• Problem details: Nothing but the lines from the top of the data to the line holding "width=0.85pt, smooth, no" should be printed, word for word and both ends included; leave the pictures out.

• Information supplied:

*****

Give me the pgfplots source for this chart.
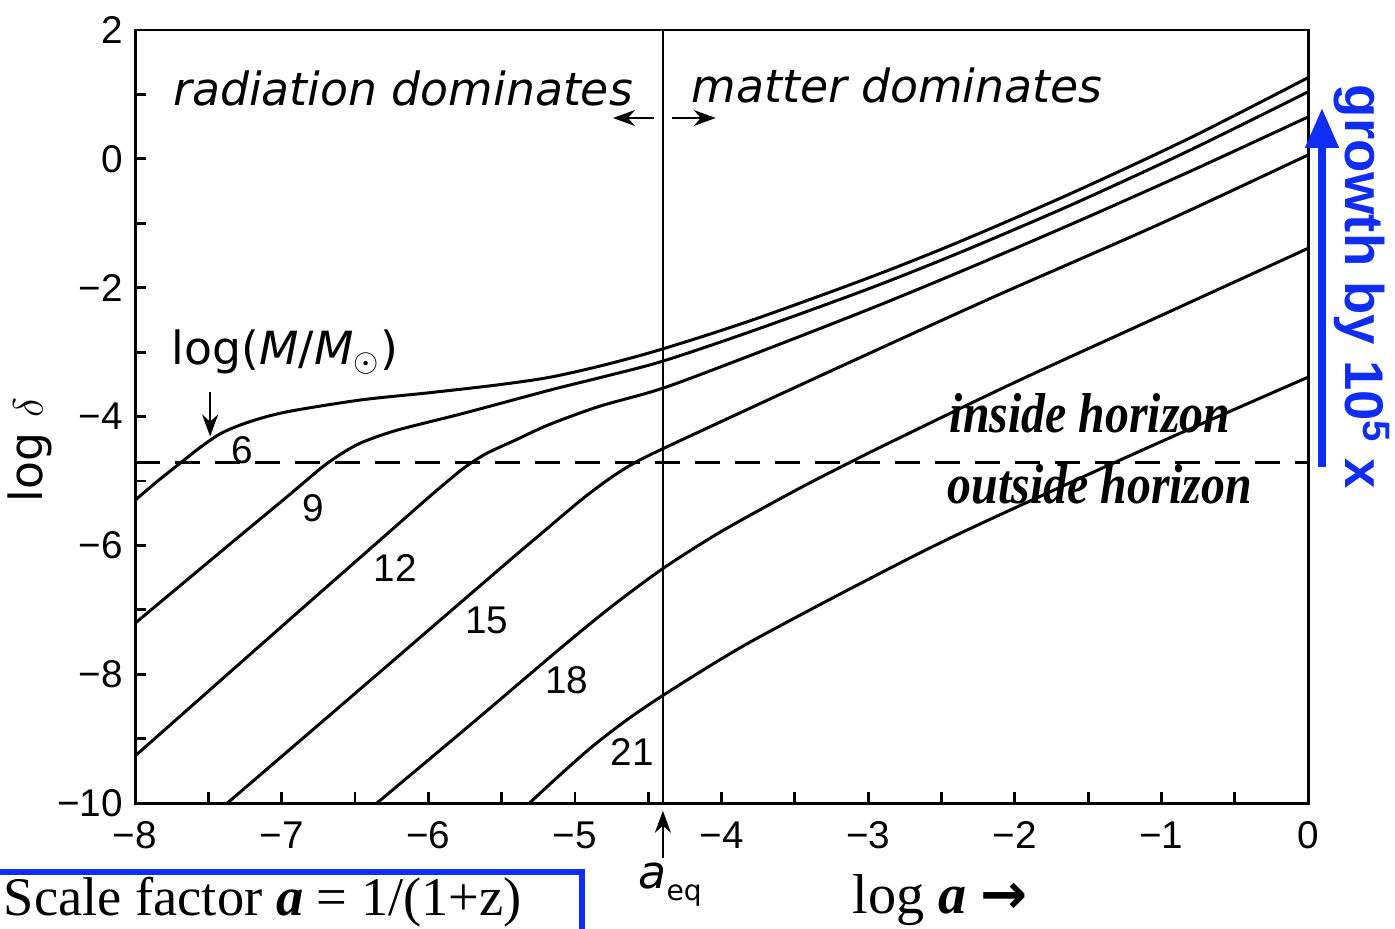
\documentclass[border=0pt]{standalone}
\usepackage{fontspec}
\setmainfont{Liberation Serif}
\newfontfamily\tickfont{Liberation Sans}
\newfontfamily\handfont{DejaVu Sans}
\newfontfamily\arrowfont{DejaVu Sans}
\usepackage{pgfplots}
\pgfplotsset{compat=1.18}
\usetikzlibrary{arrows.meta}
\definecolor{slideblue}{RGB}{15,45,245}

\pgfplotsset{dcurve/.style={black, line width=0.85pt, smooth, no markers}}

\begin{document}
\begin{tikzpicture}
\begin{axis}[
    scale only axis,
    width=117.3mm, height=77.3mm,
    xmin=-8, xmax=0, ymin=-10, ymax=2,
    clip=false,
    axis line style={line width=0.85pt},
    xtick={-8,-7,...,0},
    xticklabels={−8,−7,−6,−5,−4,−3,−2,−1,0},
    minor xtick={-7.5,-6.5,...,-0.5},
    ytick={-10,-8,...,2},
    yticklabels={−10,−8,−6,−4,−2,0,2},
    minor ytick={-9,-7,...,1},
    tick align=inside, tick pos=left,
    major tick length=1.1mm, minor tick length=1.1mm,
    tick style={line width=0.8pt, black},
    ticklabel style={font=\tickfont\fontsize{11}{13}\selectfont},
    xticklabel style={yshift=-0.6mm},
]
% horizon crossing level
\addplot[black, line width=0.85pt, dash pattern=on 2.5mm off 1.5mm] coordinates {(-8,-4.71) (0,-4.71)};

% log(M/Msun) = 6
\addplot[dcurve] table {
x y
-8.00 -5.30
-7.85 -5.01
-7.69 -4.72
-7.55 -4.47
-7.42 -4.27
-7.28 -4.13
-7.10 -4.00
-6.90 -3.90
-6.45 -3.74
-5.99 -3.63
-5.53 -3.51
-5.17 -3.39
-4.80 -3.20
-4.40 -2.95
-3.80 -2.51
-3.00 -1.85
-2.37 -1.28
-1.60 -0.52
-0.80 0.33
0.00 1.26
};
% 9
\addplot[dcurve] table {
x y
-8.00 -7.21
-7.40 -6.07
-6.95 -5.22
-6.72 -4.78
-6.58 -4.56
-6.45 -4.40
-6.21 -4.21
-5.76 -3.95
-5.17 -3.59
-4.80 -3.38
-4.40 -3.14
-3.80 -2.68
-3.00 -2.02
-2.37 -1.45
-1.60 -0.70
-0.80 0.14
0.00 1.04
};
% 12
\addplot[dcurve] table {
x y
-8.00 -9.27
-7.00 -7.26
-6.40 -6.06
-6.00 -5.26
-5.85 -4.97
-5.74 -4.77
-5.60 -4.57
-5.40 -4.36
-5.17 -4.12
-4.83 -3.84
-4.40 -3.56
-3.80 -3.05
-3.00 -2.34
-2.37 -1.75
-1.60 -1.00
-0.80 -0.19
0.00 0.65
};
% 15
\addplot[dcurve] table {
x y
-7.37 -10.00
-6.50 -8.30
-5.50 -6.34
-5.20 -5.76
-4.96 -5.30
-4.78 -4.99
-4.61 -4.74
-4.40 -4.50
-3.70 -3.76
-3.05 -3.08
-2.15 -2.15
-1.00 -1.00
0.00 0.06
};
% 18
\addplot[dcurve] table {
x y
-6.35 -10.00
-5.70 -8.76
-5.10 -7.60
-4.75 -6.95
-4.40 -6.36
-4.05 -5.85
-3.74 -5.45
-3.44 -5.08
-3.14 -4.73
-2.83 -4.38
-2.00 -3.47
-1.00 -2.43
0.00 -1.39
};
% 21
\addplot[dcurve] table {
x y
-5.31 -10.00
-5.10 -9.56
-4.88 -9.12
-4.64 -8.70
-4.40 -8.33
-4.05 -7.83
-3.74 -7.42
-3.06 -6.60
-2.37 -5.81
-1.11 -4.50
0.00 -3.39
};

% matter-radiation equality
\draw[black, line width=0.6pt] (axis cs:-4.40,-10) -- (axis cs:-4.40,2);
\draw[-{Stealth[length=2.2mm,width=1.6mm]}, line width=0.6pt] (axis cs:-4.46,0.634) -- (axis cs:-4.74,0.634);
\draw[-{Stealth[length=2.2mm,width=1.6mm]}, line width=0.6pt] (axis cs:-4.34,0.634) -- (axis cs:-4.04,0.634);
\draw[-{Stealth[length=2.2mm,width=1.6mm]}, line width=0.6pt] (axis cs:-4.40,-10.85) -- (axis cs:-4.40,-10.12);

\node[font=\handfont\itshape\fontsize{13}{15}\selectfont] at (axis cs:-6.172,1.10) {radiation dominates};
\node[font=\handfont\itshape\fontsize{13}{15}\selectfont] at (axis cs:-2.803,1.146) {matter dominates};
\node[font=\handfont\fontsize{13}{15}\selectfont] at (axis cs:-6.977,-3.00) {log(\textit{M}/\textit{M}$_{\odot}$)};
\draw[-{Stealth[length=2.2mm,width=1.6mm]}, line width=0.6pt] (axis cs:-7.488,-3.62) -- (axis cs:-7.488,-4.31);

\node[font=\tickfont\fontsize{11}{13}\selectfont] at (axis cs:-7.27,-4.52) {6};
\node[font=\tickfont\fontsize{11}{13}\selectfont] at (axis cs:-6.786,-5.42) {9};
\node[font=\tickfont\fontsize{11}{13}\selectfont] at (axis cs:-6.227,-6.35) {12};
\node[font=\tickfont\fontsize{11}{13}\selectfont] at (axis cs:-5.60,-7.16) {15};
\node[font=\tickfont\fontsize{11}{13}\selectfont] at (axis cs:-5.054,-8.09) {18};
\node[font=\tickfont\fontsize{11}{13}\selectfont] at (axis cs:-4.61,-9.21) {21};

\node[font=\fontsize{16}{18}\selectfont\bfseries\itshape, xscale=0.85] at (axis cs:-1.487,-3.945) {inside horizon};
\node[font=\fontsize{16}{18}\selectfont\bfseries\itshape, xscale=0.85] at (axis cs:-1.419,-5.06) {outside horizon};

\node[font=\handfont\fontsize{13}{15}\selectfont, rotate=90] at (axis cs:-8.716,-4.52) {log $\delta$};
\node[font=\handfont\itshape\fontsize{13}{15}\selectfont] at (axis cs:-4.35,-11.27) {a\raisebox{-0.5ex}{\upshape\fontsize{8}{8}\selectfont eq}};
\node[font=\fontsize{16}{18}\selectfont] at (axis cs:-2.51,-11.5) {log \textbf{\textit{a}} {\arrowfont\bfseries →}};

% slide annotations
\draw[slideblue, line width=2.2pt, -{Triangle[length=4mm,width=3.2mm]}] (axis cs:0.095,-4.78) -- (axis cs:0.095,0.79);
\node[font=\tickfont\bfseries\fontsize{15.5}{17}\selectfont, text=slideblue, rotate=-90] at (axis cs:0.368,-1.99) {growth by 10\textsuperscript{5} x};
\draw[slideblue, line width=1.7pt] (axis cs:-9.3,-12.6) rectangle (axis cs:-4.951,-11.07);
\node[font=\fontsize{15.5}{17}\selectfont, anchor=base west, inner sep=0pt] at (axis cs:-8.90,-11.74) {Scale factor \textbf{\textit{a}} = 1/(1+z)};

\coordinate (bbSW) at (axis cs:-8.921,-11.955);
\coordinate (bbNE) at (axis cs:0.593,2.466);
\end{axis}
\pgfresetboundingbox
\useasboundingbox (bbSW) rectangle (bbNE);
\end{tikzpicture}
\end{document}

*****

• Finished task:
Give me the pgfplots source for this chart.
\documentclass[border=0pt]{standalone}
\usepackage{fontspec}
\setmainfont{Liberation Serif}
\newfontfamily\tickfont{Liberation Sans}
\newfontfamily\handfont{DejaVu Sans}
\newfontfamily\arrowfont{DejaVu Sans}
\usepackage{pgfplots}
\pgfplotsset{compat=1.18}
\usetikzlibrary{arrows.meta}
\definecolor{slideblue}{RGB}{15,45,245}

\pgfplotsset{dcurve/.style={black, line width=0.85pt, smooth, no markers}}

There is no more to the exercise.